I think tensorflow asked for TRT4 and found TRT5 :
me@me /opt/TensorRT-5.0.2.6/lib$ ls
libnvcaffe_parser.a libnvonnxparser_runtime.so.0
libnvcaffe_parser.so libnvonnxparser_runtime.so.0.1.0
libnvcaffe_parser.so.5 libnvonnxparser_runtime_static.a
libnvcaffe_parser.so.5.0.2 libnvonnxparser.so
libnvinfer_plugin.so libnvonnxparser.so.0
libnvinfer_plugin.so.5 libnvonnxparser.so.0.1.0
libnvinfer_plugin.so.5.0.2 libnvonnxparser_static.a
libnvinfer_plugin_static.a libnvparsers.so
libnvinfer.so libnvparsers.so.5
libnvinfer.so.5 libnvparsers.so.5.0.2
libnvinfer.so.5.0.2 libnvparsers_static.a
libnvinfer_static.a libprotobuf.a
libnvonnxparser_runtime.so libprotobuf-lite.a

Also, when looking at tf/contrib/tensorrt (https://github.com/tensorflow/tensorflow/tree/master/tensorflow/contrib/tensorrt), we can see a doc for TRT3. When looking at the official tf installation guide (使用 pip 安装 TensorFlow), tf ask for TRT4.

Is there any compatibility table between TRT and TF versions ?

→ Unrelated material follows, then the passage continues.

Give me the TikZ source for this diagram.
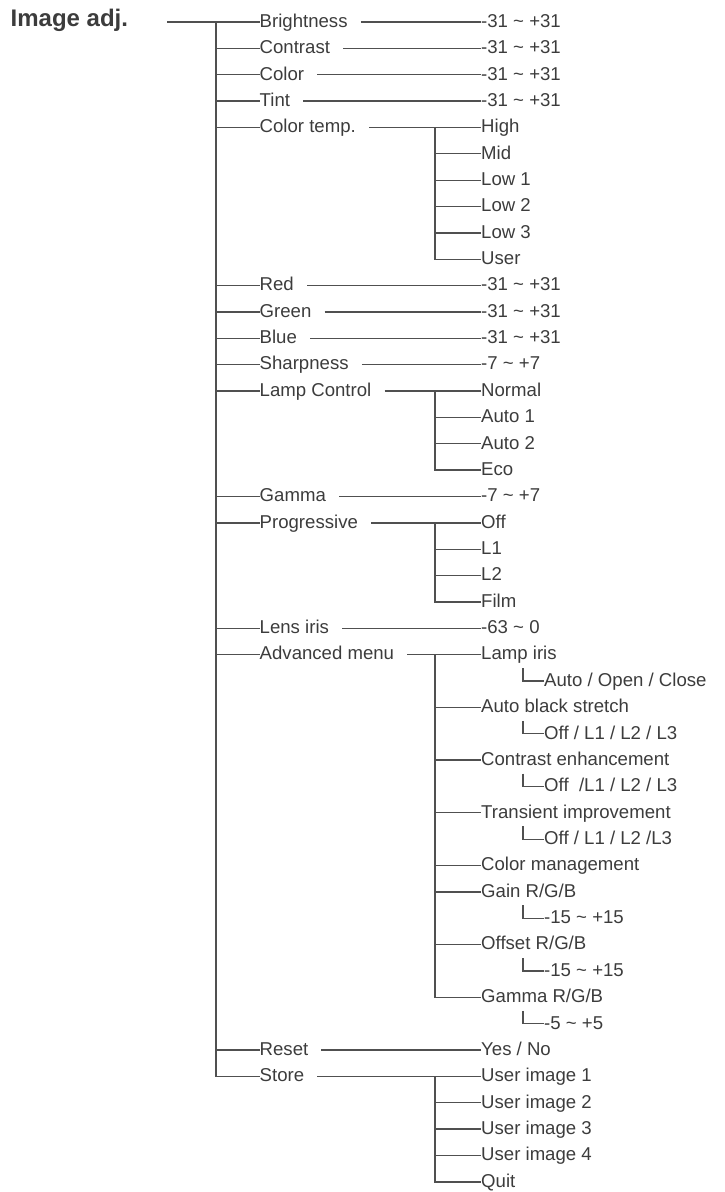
\documentclass[tikz,border=0pt]{standalone}
\usepackage{fontspec}
\setmainfont{Liberation Sans}
\usepackage{xcolor}
\usepackage{tikz}
\usetikzlibrary{positioning, calc}
\definecolor{inkgray}{HTML}{3C3C3C}
\tikzset{
  item/.style={anchor=west, inner xsep=0pt, inner ysep=0pt,
               text height=10.6pt, text depth=0pt, text=inkgray,
               font=\fontsize{18.6}{20}\selectfont},
  title/.style={anchor=base west, inner sep=0pt, text=inkgray,
                font=\fontsize{24}{26}\selectfont\bfseries},
  link/.style={line width=1.3pt, draw=inkgray!90},
  lead/.style={link, shorten <=13pt},
  elbow/.style={link, shorten <=8pt}
}

\begin{document}
\begin{tikzpicture}[x=1pt, y=-26.36pt]
  \useasboundingbox (0,-0.8346) rectangle (724,44.385);

  % Title and trunk
  \node[title] (imgadj) at (10.5,0.178) {Image adj.};
  \coordinate (tstart) at (167,0);
  \coordinate (trunk) at (216,0);
  \coordinate (sub) at (435,0);
  \coordinate (cx) at (523,0);

  % First level
  \node[item] (bright) at (259.5,0)  {Brightness};
  \node[item] (contr)  at (259.5,1)  {Contrast};
  \node[item] (color)  at (259.5,2)  {Color};
  \node[item] (tint)   at (259.5,3)  {Tint};
  \node[item] (ctemp)  at (259.5,4)  {Color temp.};
  \node[item] (red)    at (259.5,10) {Red};
  \node[item] (green)  at (259.5,11) {Green};
  \node[item] (blue)   at (259.5,12) {Blue};
  \node[item] (sharp)  at (259.5,13) {Sharpness};
  \node[item] (lamp)   at (259.5,14) {Lamp Control};
  \node[item] (gamma)  at (259.5,18) {Gamma};
  \node[item] (prog)   at (259.5,19) {Progressive};
  \node[item] (iris)   at (259.5,23) {Lens iris};
  \node[item] (adv)    at (259.5,24) {Advanced menu};
  \node[item] (reset)  at (259.5,39) {Reset};
  \node[item] (store)  at (259.5,40) {Store};

  % Values and second level
  \node[item] (vbright) at (481,0)  {-31 \textasciitilde{} +31};
  \node[item] (vcontr)  at (481,1)  {-31 \textasciitilde{} +31};
  \node[item] (vcolor)  at (481,2)  {-31 \textasciitilde{} +31};
  \node[item] (vtint)   at (481,3)  {-31 \textasciitilde{} +31};
  \node[item] (high)    at (481,4)  {High};
  \node[item] (mid)     at (481,5)  {Mid};
  \node[item] (low1)    at (481,6)  {Low 1};
  \node[item] (low2)    at (481,7)  {Low 2};
  \node[item] (low3)    at (481,8)  {Low 3};
  \node[item] (user)    at (481,9)  {User};
  \node[item] (vred)    at (481,10) {-31 \textasciitilde{} +31};
  \node[item] (vgreen)  at (481,11) {-31 \textasciitilde{} +31};
  \node[item] (vblue)   at (481,12) {-31 \textasciitilde{} +31};
  \node[item] (vsharp)  at (481,13) {-7 \textasciitilde{} +7};
  \node[item] (normal)  at (481,14) {Normal};
  \node[item] (auto1)   at (481,15) {Auto 1};
  \node[item] (auto2)   at (481,16) {Auto 2};
  \node[item] (eco)     at (481,17) {Eco};
  \node[item] (vgamma)  at (481,18) {-7 \textasciitilde{} +7};
  \node[item] (off)     at (481,19) {Off};
  \node[item] (pl1)     at (481,20) {L1};
  \node[item] (pl2)     at (481,21) {L2};
  \node[item] (film)    at (481,22) {Film};
  \node[item] (viris)   at (481,23) {-63 \textasciitilde{} 0};
  \node[item] (lampiris) at (481,24) {Lamp iris};
  \node[item] (abs)     at (481,26) {Auto black stretch};
  \node[item] (ce)      at (481,28) {Contrast enhancement};
  \node[item] (ti)      at (481,30) {Transient improvement};
  \node[item] (cm)      at (481,32) {Color management};
  \node[item] (gain)    at (481,33) {Gain R/G/B};
  \node[item] (offs)    at (481,35) {Offset R/G/B};
  \node[item] (grgb)    at (481,37) {Gamma R/G/B};
  \node[item] (yesno)   at (481,39) {Yes / No};
  \node[item] (ui1)     at (481,40) {User image 1};
  \node[item] (ui2)     at (481,41) {User image 2};
  \node[item] (ui3)     at (481,42) {User image 3};
  \node[item] (ui4)     at (481,43) {User image 4};
  \node[item] (quit)    at (481,44) {Quit};

  % Third level
  \node[item] (vlampiris) at (544,25) {Auto / Open / Close};
  \node[item] (vabs)  at (544,27) {Off / L1 / L2 / L3};
  \node[item] (vce)   at (544,29) {Off\ \ /L1 / L2 / L3};
  \node[item] (vti)   at (544,31) {Off / L1 / L2 /L3};
  \node[item] (vgain) at (544,34) {-15 \textasciitilde{} +15};
  \node[item] (voffs) at (544,36) {-15 \textasciitilde{} +15};
  \node[item] (vgrgb) at (544,38) {-5 \textasciitilde{} +5};

  % Trunk connectors
  \draw[link] (tstart) -- (bright.west);
  \draw[link] (trunk) |- (store.west);
  \draw[link] (trunk |- contr.west) -- (contr.west);
  \draw[link] (trunk |- color.west) -- (color.west);
  \draw[link] (trunk |- tint.west) -- (tint.west);
  \draw[link] (trunk |- ctemp.west) -- (ctemp.west);
  \draw[link] (trunk |- red.west) -- (red.west);
  \draw[link] (trunk |- green.west) -- (green.west);
  \draw[link] (trunk |- blue.west) -- (blue.west);
  \draw[link] (trunk |- sharp.west) -- (sharp.west);
  \draw[link] (trunk |- lamp.west) -- (lamp.west);
  \draw[link] (trunk |- gamma.west) -- (gamma.west);
  \draw[link] (trunk |- prog.west) -- (prog.west);
  \draw[link] (trunk |- iris.west) -- (iris.west);
  \draw[link] (trunk |- adv.west) -- (adv.west);
  \draw[link] (trunk |- reset.west) -- (reset.west);

  % Label to value
  \draw[lead] (bright.east) -- (vbright.west);
  \draw[lead] (contr.east) -- (vcontr.west);
  \draw[lead] (color.east) -- (vcolor.west);
  \draw[lead] (tint.east) -- (vtint.west);
  \draw[lead] (red.east) -- (vred.west);
  \draw[lead] (green.east) -- (vgreen.west);
  \draw[lead] (blue.east) -- (vblue.west);
  \draw[lead] (sharp.east) -- (vsharp.west);
  \draw[lead] (gamma.east) -- (vgamma.west);
  \draw[lead] (iris.east) -- (viris.west);
  \draw[lead] (reset.east) -- (yesno.west);

  % Color temp.
  \draw[lead] (ctemp.east) -- (high.west);
  \draw[link] (sub |- high.west) |- (user.west);
  \draw[link] (sub |- mid.west) -- (mid.west);
  \draw[link] (sub |- low1.west) -- (low1.west);
  \draw[link] (sub |- low2.west) -- (low2.west);
  \draw[link] (sub |- low3.west) -- (low3.west);

  % Lamp Control
  \draw[lead] (lamp.east) -- (normal.west);
  \draw[link] (sub |- normal.west) |- (eco.west);
  \draw[link] (sub |- auto1.west) -- (auto1.west);
  \draw[link] (sub |- auto2.west) -- (auto2.west);

  % Progressive
  \draw[lead] (prog.east) -- (off.west);
  \draw[link] (sub |- off.west) |- (film.west);
  \draw[link] (sub |- pl1.west) -- (pl1.west);
  \draw[link] (sub |- pl2.west) -- (pl2.west);

  % Advanced menu
  \draw[lead] (adv.east) -- (lampiris.west);
  \draw[link] (sub |- lampiris.west) |- (grgb.west);
  \draw[link] (sub |- abs.west) -- (abs.west);
  \draw[link] (sub |- ce.west) -- (ce.west);
  \draw[link] (sub |- ti.west) -- (ti.west);
  \draw[link] (sub |- cm.west) -- (cm.west);
  \draw[link] (sub |- gain.west) -- (gain.west);
  \draw[link] (sub |- offs.west) -- (offs.west);
  \draw[elbow] (lampiris.south -| cx) |- (vlampiris.west);
  \draw[elbow] (abs.south -| cx) |- (vabs.west);
  \draw[elbow] (ce.south -| cx) |- (vce.west);
  \draw[elbow] (ti.south -| cx) |- (vti.west);
  \draw[elbow] (gain.south -| cx) |- (vgain.west);
  \draw[elbow] (offs.south -| cx) |- (voffs.west);
  \draw[elbow] (grgb.south -| cx) |- (vgrgb.west);

  % Store
  \draw[lead] (store.east) -- (ui1.west);
  \draw[link] (sub |- ui1.west) |- (quit.west);
  \draw[link] (sub |- ui2.west) -- (ui2.west);
  \draw[link] (sub |- ui3.west) -- (ui3.west);
  \draw[link] (sub |- ui4.west) -- (ui4.west);
\end{tikzpicture}
\end{document}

OK for your last comment, I will wait next releases for SSD !

Thanks !
JC

Hello, I think this is a TensorFlow-TensorRT integration issue. Which has been addressed in newer version of TensorFlow. The issue was addressed very recently (which network is suitalble for integrate tensorRT with tensorflow(TFTRT) optimiztion ? · Issue #5695 · tensorflow/models · GitHub), so I think you’ll have wait for something TF 1.12 or later?